--- Start of Raw records ---

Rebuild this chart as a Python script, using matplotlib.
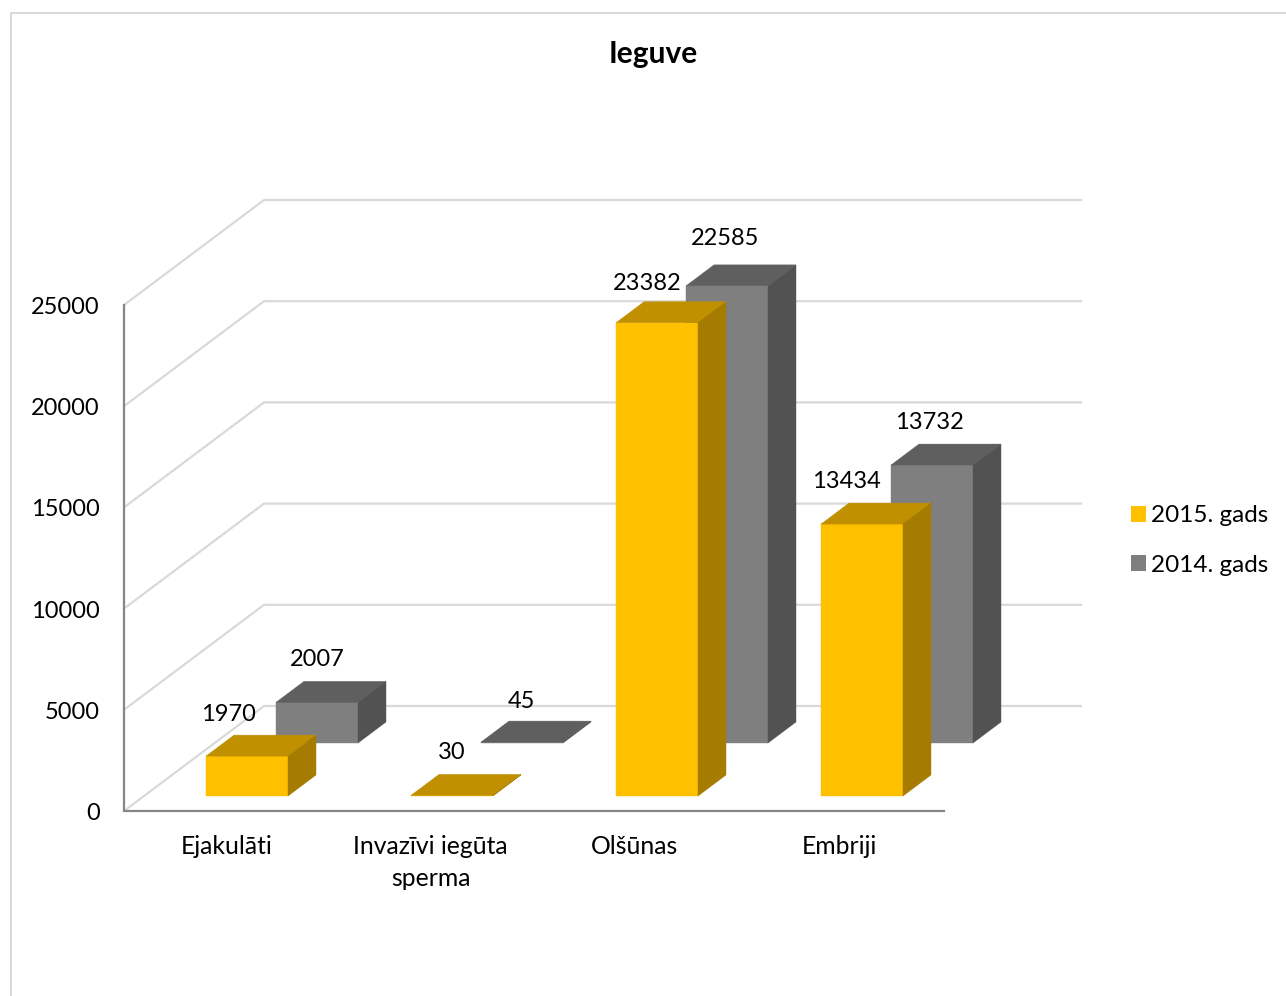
import matplotlib
matplotlib.use("Agg")
import matplotlib.pyplot as plt
from matplotlib.patches import Patch, Polygon

plt.rcParams['font.family'] = ['Lato', 'DejaVu Sans']

categories = ['Ejakulāti', 'Invazīvi iegūta\nsperma', 'Olšūnas', 'Embriji']
values_2015 = [1970, 30, 23382, 13434]
values_2014 = [2007, 45, 22585, 13732]
series_names = ['2015. gads', '2014. gads']
y_ticks = [0, 5000, 10000, 15000, 20000, 25000]

# label nudges from the top left corner of each bar, the picture has them hand placed
nudge_2015 = [(22, -42), (41, -43), (31, -39), (25, -43)]
nudge_2014 = [(41, -43), (40, -41), (39, -47), (38, -43)]

# oblique projection, all in image pixels
X0, Y0 = 124, 811
PX_PER_UNIT = 0.02024
WALL_DX, WALL_DY = 140, -105
FLOOR_W = 820
BAR_W = 82
BAR_DX, BAR_DY = 28, -21
CAT_STEP = 205
FIRST_BAR_DX = 82
FIRST_BAR_DY = -15
SERIES_DX, SERIES_DY = 70, -53

YELLOW = ('#FFC000', '#C09000', '#A57C00')
GREY = ('#7F7F7F', '#5F5F5F', '#525252')
FS = 17


def val_px(v):
    return v * PX_PER_UNIT


def draw_bar(ax, left, base, value, colors, z):
    front, top, side = colors
    h = val_px(value)
    r = left + BAR_W
    t = base - h
    ax.add_patch(Polygon([(left, base), (r, base), (r, t), (left, t)], fc=front, ec=front, lw=0.3, zorder=z))
    ax.add_patch(Polygon([(left, t), (r, t), (r + BAR_DX, t + BAR_DY), (left + BAR_DX, t + BAR_DY)],
                         fc=top, ec=top, lw=0.3, zorder=z))
    ax.add_patch(Polygon([(r, base), (r + BAR_DX, base + BAR_DY), (r + BAR_DX, t + BAR_DY), (r, t)],
                         fc=side, ec=side, lw=0.3, zorder=z))
    return left, t


fig = plt.figure(figsize=(12.86, 9.96), dpi=100)
ax = fig.add_axes([0, 0, 1, 1])
ax.set_xlim(0, 1286)
ax.set_ylim(996, 0)
ax.axis('off')

# chart frame
ax.plot([10.5, 10.5, 1286], [996, 12.5, 12.5], color='#D9D9D9', lw=1.5, zorder=1)

# gridlines on side and back wall
for tick in y_ticks:
    y = Y0 - val_px(tick)
    ax.plot([X0, X0 + WALL_DX, X0 + FLOOR_W + WALL_DX - 3], [y, y + WALL_DY, y + WALL_DY],
            color='#D9D9D9', lw=1.6, zorder=2, solid_joinstyle='miter')
    ax.text(100, y + 2.5, str(tick), ha='right', va='center', fontsize=FS, color='black')

# axis lines
ax.plot([X0, X0, X0 + FLOOR_W], [Y0 - val_px(25000), Y0, Y0], color='#868686', lw=1.6, zorder=3,
        solid_joinstyle='miter')

for i, cat in enumerate(categories):
    left = X0 + FIRST_BAR_DX + i * CAT_STEP
    base = Y0 + FIRST_BAR_DY
    lx, ty = draw_bar(ax, left + SERIES_DX, base + SERIES_DY, values_2014[i], GREY, 4 + i)
    ax.text(lx + nudge_2014[i][0], ty + nudge_2014[i][1], str(values_2014[i]),
            ha='center', va='center', fontsize=FS, color='black', zorder=20)
    lx, ty = draw_bar(ax, left, base, values_2015[i], YELLOW, 4.5 + i)
    ax.text(lx + nudge_2015[i][0], ty + nudge_2015[i][1], str(values_2015[i]),
            ha='center', va='center', fontsize=FS, color='black', zorder=20)
    ax.text(226.5 + i * 204.2, 835, cat, ha='center', va='top', fontsize=17.8, color='black',
            linespacing=1.48)

ax.text(653, 54, 'Ieguve', ha='center', va='center', fontsize=21.5, fontweight='bold', color='black')

handles = [Patch(fc=YELLOW[0], ec='none'), Patch(fc=GREY[0], ec='none')]
ax.legend(handles, series_names, loc='center left', bbox_to_anchor=(1121 / 1286, 1 - 540.5 / 996),
          frameon=False, fontsize=17.5, handlelength=0.62, handleheight=0.62, handletextpad=0.2,
          labelspacing=1.16, borderpad=0.4, borderaxespad=0)

fig.savefig('out.png', dpi=100)
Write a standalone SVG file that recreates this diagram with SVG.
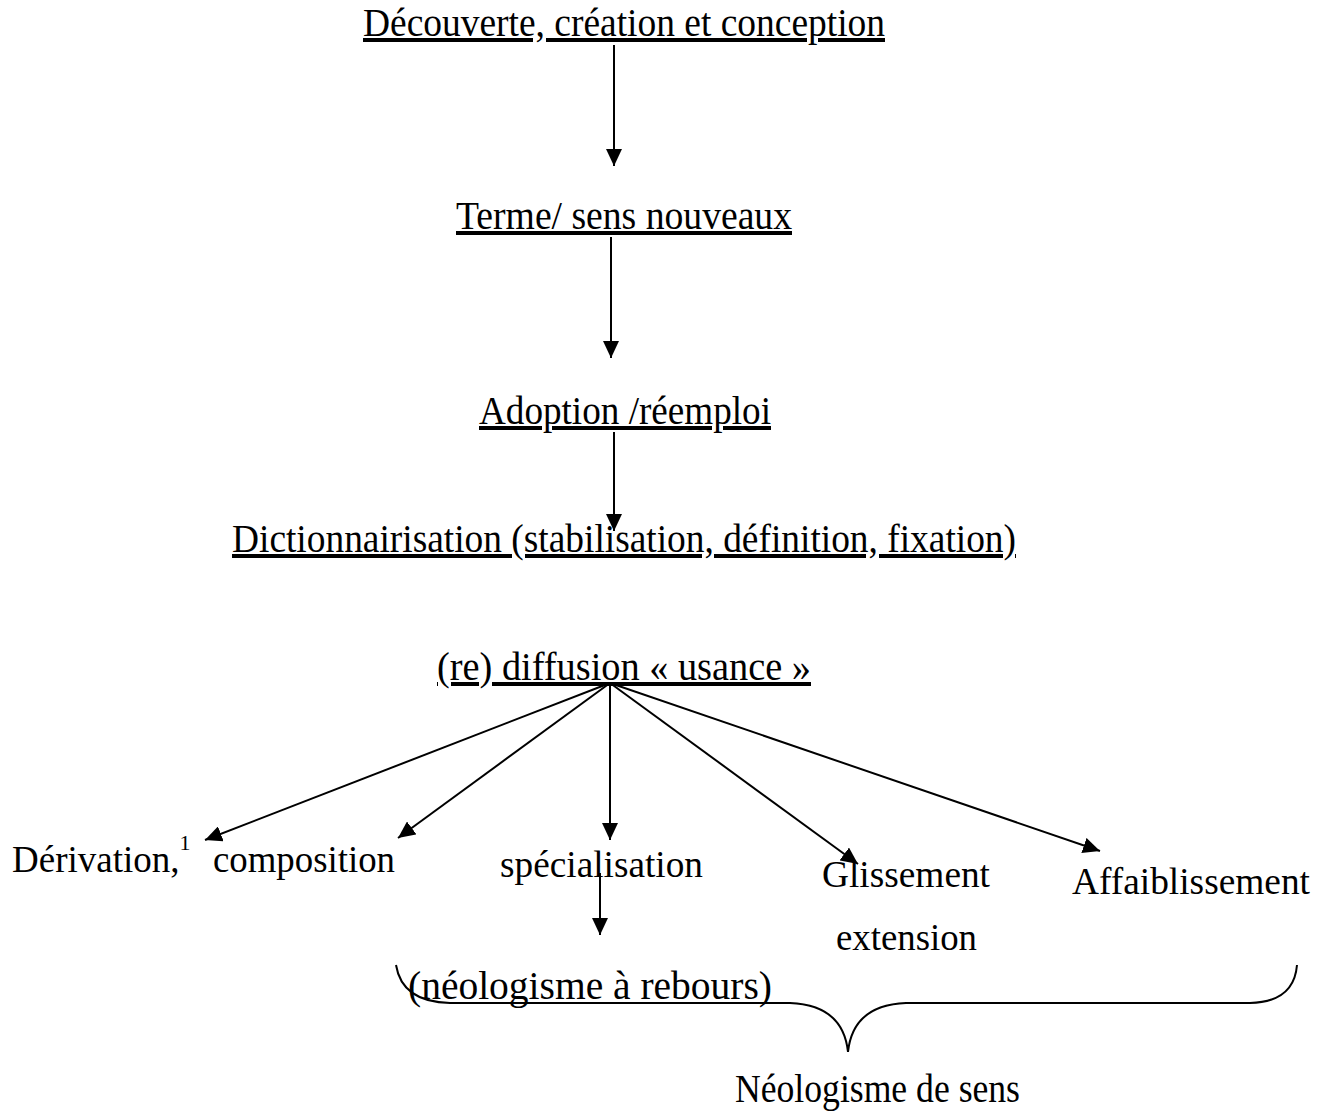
<svg xmlns="http://www.w3.org/2000/svg" width="1333" height="1118" viewBox="0 0 1333 1118">
<style>
text{font-family:"Liberation Serif","Times New Roman",serif;font-size:40px;fill:#000}
.u{text-decoration:underline}
.s{font-size:37px}
.c line,.c path{stroke:#000;stroke-width:2;fill:none}
</style>
<defs>
<marker id="ah" markerUnits="userSpaceOnUse" markerWidth="18" markerHeight="16" refX="17" refY="8" orient="auto">
<path d="M0,0 L17,8 L0,16 Z" fill="#000"/>
</marker>
</defs>
<rect width="1333" height="1118" fill="#fff"/>
<g id="n1"><text x="363" y="36" class="u" textLength="522" lengthAdjust="spacingAndGlyphs">Découverte, création et conception</text></g>
<g id="n2"><text x="456" y="229" class="u" textLength="336" lengthAdjust="spacingAndGlyphs">Terme/ sens nouveaux</text></g>
<g id="n3"><text x="479" y="424" class="u" textLength="292" lengthAdjust="spacingAndGlyphs">Adoption /réemploi</text></g>
<g id="n4"><text x="232" y="552" class="u" textLength="784" lengthAdjust="spacingAndGlyphs">Dictionnairisation (stabilisation, définition, fixation)</text></g>
<g id="n5"><text x="437" y="680" class="u" textLength="374" lengthAdjust="spacingAndGlyphs">(re) diffusion «  usance »</text></g>
<g id="n6"><text x="12" y="872" class="s">Dérivation,<tspan font-size="22" dy="-22">1</tspan></text></g>
<g id="n7"><text x="213" y="872" class="s" textLength="182" lengthAdjust="spacingAndGlyphs">composition</text></g>
<g id="n8"><text x="500" y="877" class="s" textLength="203" lengthAdjust="spacingAndGlyphs">spécialisation</text></g>
<g id="n9"><text x="822" y="887" class="s" textLength="168" lengthAdjust="spacingAndGlyphs">Glissement</text><text x="836" y="950" class="s" textLength="141" lengthAdjust="spacingAndGlyphs">extension</text></g>
<g id="n10"><text x="1072" y="894" class="s" textLength="238" lengthAdjust="spacingAndGlyphs">Affaiblissement</text></g>
<g id="n11"><text x="408" y="999" textLength="364" lengthAdjust="spacingAndGlyphs">(néologisme à rebours)</text></g>
<g id="n12"><text x="735" y="1102" textLength="285" lengthAdjust="spacingAndGlyphs">Néologisme de sens</text></g>
<g class="c" id="connectors">
<line x1="614" y1="45" x2="614" y2="166" marker-end="url(#ah)"/>
<line x1="611" y1="237" x2="611" y2="358" marker-end="url(#ah)"/>
<line x1="614" y1="432" x2="614" y2="531" marker-end="url(#ah)"/>
<line x1="610" y1="683" x2="205" y2="840" marker-end="url(#ah)"/>
<line x1="610" y1="683" x2="398" y2="838" marker-end="url(#ah)"/>
<line x1="610" y1="683" x2="610" y2="840" marker-end="url(#ah)"/>
<line x1="610" y1="683" x2="858" y2="864" marker-end="url(#ah)"/>
<line x1="610" y1="683" x2="1100" y2="851" marker-end="url(#ah)"/>
<line x1="600" y1="873" x2="600" y2="935" marker-end="url(#ah)"/>
<path d="M396,965 Q402,1002 450,1003 L790,1003 Q843,1005 848,1052 Q853,1005 906,1003 L1250,1003 Q1294,1002 1297,965"/>
</g>
</svg>
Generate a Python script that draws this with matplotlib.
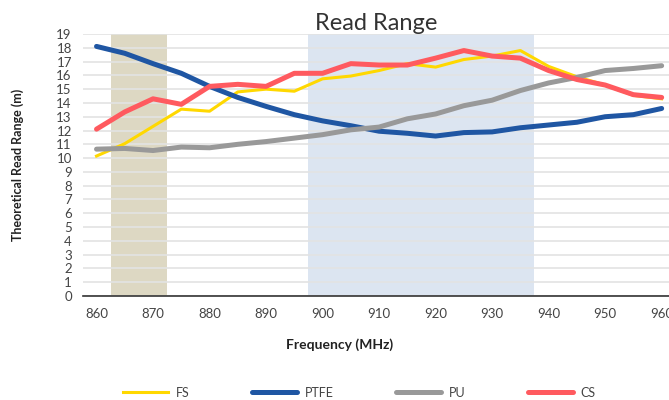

--- End of Raw records ---

*What you will do*. Reproduce each entry verbatim, excluding any embedded images.

*Finished task*.
Rebuild this chart as a Python script, using matplotlib.
import matplotlib
matplotlib.use("Agg")
import matplotlib.pyplot as plt
from matplotlib.patches import Patch, Polygon

plt.rcParams['font.family'] = ['Lato', 'DejaVu Sans']

categories = ['Ejakulāti', 'Invazīvi iegūta\nsperma', 'Olšūnas', 'Embriji']
values_2015 = [1970, 30, 23382, 13434]
values_2014 = [2007, 45, 22585, 13732]
series_names = ['2015. gads', '2014. gads']
y_ticks = [0, 5000, 10000, 15000, 20000, 25000]

# label nudges from the top left corner of each bar, the picture has them hand placed
nudge_2015 = [(22, -42), (41, -43), (31, -39), (25, -43)]
nudge_2014 = [(41, -43), (40, -41), (39, -47), (38, -43)]

# oblique projection, all in image pixels
X0, Y0 = 124, 811
PX_PER_UNIT = 0.02024
WALL_DX, WALL_DY = 140, -105
FLOOR_W = 820
BAR_W = 82
BAR_DX, BAR_DY = 28, -21
CAT_STEP = 205
FIRST_BAR_DX = 82
FIRST_BAR_DY = -15
SERIES_DX, SERIES_DY = 70, -53

YELLOW = ('#FFC000', '#C09000', '#A57C00')
GREY = ('#7F7F7F', '#5F5F5F', '#525252')
FS = 17


def val_px(v):
    return v * PX_PER_UNIT


def draw_bar(ax, left, base, value, colors, z):
    front, top, side = colors
    h = val_px(value)
    r = left + BAR_W
    t = base - h
    ax.add_patch(Polygon([(left, base), (r, base), (r, t), (left, t)], fc=front, ec=front, lw=0.3, zorder=z))
    ax.add_patch(Polygon([(left, t), (r, t), (r + BAR_DX, t + BAR_DY), (left + BAR_DX, t + BAR_DY)],
                         fc=top, ec=top, lw=0.3, zorder=z))
    ax.add_patch(Polygon([(r, base), (r + BAR_DX, base + BAR_DY), (r + BAR_DX, t + BAR_DY), (r, t)],
                         fc=side, ec=side, lw=0.3, zorder=z))
    return left, t


fig = plt.figure(figsize=(12.86, 9.96), dpi=100)
ax = fig.add_axes([0, 0, 1, 1])
ax.set_xlim(0, 1286)
ax.set_ylim(996, 0)
ax.axis('off')

# chart frame
ax.plot([10.5, 10.5, 1286], [996, 12.5, 12.5], color='#D9D9D9', lw=1.5, zorder=1)

# gridlines on side and back wall
for tick in y_ticks:
    y = Y0 - val_px(tick)
    ax.plot([X0, X0 + WALL_DX, X0 + FLOOR_W + WALL_DX - 3], [y, y + WALL_DY, y + WALL_DY],
            color='#D9D9D9', lw=1.6, zorder=2, solid_joinstyle='miter')
    ax.text(100, y + 2.5, str(tick), ha='right', va='center', fontsize=FS, color='black')

# axis lines
ax.plot([X0, X0, X0 + FLOOR_W], [Y0 - val_px(25000), Y0, Y0], color='#868686', lw=1.6, zorder=3,
        solid_joinstyle='miter')

for i, cat in enumerate(categories):
    left = X0 + FIRST_BAR_DX + i * CAT_STEP
    base = Y0 + FIRST_BAR_DY
    lx, ty = draw_bar(ax, left + SERIES_DX, base + SERIES_DY, values_2014[i], GREY, 4 + i)
    ax.text(lx + nudge_2014[i][0], ty + nudge_2014[i][1], str(values_2014[i]),
            ha='center', va='center', fontsize=FS, color='black', zorder=20)
    lx, ty = draw_bar(ax, left, base, values_2015[i], YELLOW, 4.5 + i)
    ax.text(lx + nudge_2015[i][0], ty + nudge_2015[i][1], str(values_2015[i]),
            ha='center', va='center', fontsize=FS, color='black', zorder=20)
    ax.text(226.5 + i * 204.2, 835, cat, ha='center', va='top', fontsize=17.8, color='black',
            linespacing=1.48)

ax.text(653, 54, 'Ieguve', ha='center', va='center', fontsize=21.5, fontweight='bold', color='black')

handles = [Patch(fc=YELLOW[0], ec='none'), Patch(fc=GREY[0], ec='none')]
ax.legend(handles, series_names, loc='center left', bbox_to_anchor=(1121 / 1286, 1 - 540.5 / 996),
          frameon=False, fontsize=17.5, handlelength=0.62, handleheight=0.62, handletextpad=0.2,
          labelspacing=1.16, borderpad=0.4, borderaxespad=0)

fig.savefig('out.png', dpi=100)
Write a standalone SVG file that recreates this diagram with SVG.
<svg xmlns="http://www.w3.org/2000/svg" width="1333" height="1118" viewBox="0 0 1333 1118">
<style>
text{font-family:"Liberation Serif","Times New Roman",serif;font-size:40px;fill:#000}
.u{text-decoration:underline}
.s{font-size:37px}
.c line,.c path{stroke:#000;stroke-width:2;fill:none}
</style>
<defs>
<marker id="ah" markerUnits="userSpaceOnUse" markerWidth="18" markerHeight="16" refX="17" refY="8" orient="auto">
<path d="M0,0 L17,8 L0,16 Z" fill="#000"/>
</marker>
</defs>
<rect width="1333" height="1118" fill="#fff"/>
<g id="n1"><text x="363" y="36" class="u" textLength="522" lengthAdjust="spacingAndGlyphs">Découverte, création et conception</text></g>
<g id="n2"><text x="456" y="229" class="u" textLength="336" lengthAdjust="spacingAndGlyphs">Terme/ sens nouveaux</text></g>
<g id="n3"><text x="479" y="424" class="u" textLength="292" lengthAdjust="spacingAndGlyphs">Adoption /réemploi</text></g>
<g id="n4"><text x="232" y="552" class="u" textLength="784" lengthAdjust="spacingAndGlyphs">Dictionnairisation (stabilisation, définition, fixation)</text></g>
<g id="n5"><text x="437" y="680" class="u" textLength="374" lengthAdjust="spacingAndGlyphs">(re) diffusion «  usance »</text></g>
<g id="n6"><text x="12" y="872" class="s">Dérivation,<tspan font-size="22" dy="-22">1</tspan></text></g>
<g id="n7"><text x="213" y="872" class="s" textLength="182" lengthAdjust="spacingAndGlyphs">composition</text></g>
<g id="n8"><text x="500" y="877" class="s" textLength="203" lengthAdjust="spacingAndGlyphs">spécialisation</text></g>
<g id="n9"><text x="822" y="887" class="s" textLength="168" lengthAdjust="spacingAndGlyphs">Glissement</text><text x="836" y="950" class="s" textLength="141" lengthAdjust="spacingAndGlyphs">extension</text></g>
<g id="n10"><text x="1072" y="894" class="s" textLength="238" lengthAdjust="spacingAndGlyphs">Affaiblissement</text></g>
<g id="n11"><text x="408" y="999" textLength="364" lengthAdjust="spacingAndGlyphs">(néologisme à rebours)</text></g>
<g id="n12"><text x="735" y="1102" textLength="285" lengthAdjust="spacingAndGlyphs">Néologisme de sens</text></g>
<g class="c" id="connectors">
<line x1="614" y1="45" x2="614" y2="166" marker-end="url(#ah)"/>
<line x1="611" y1="237" x2="611" y2="358" marker-end="url(#ah)"/>
<line x1="614" y1="432" x2="614" y2="531" marker-end="url(#ah)"/>
<line x1="610" y1="683" x2="205" y2="840" marker-end="url(#ah)"/>
<line x1="610" y1="683" x2="398" y2="838" marker-end="url(#ah)"/>
<line x1="610" y1="683" x2="610" y2="840" marker-end="url(#ah)"/>
<line x1="610" y1="683" x2="858" y2="864" marker-end="url(#ah)"/>
<line x1="610" y1="683" x2="1100" y2="851" marker-end="url(#ah)"/>
<line x1="600" y1="873" x2="600" y2="935" marker-end="url(#ah)"/>
<path d="M396,965 Q402,1002 450,1003 L790,1003 Q843,1005 848,1052 Q853,1005 906,1003 L1250,1003 Q1294,1002 1297,965"/>
</g>
</svg>
Generate a Python script that draws this with matplotlib.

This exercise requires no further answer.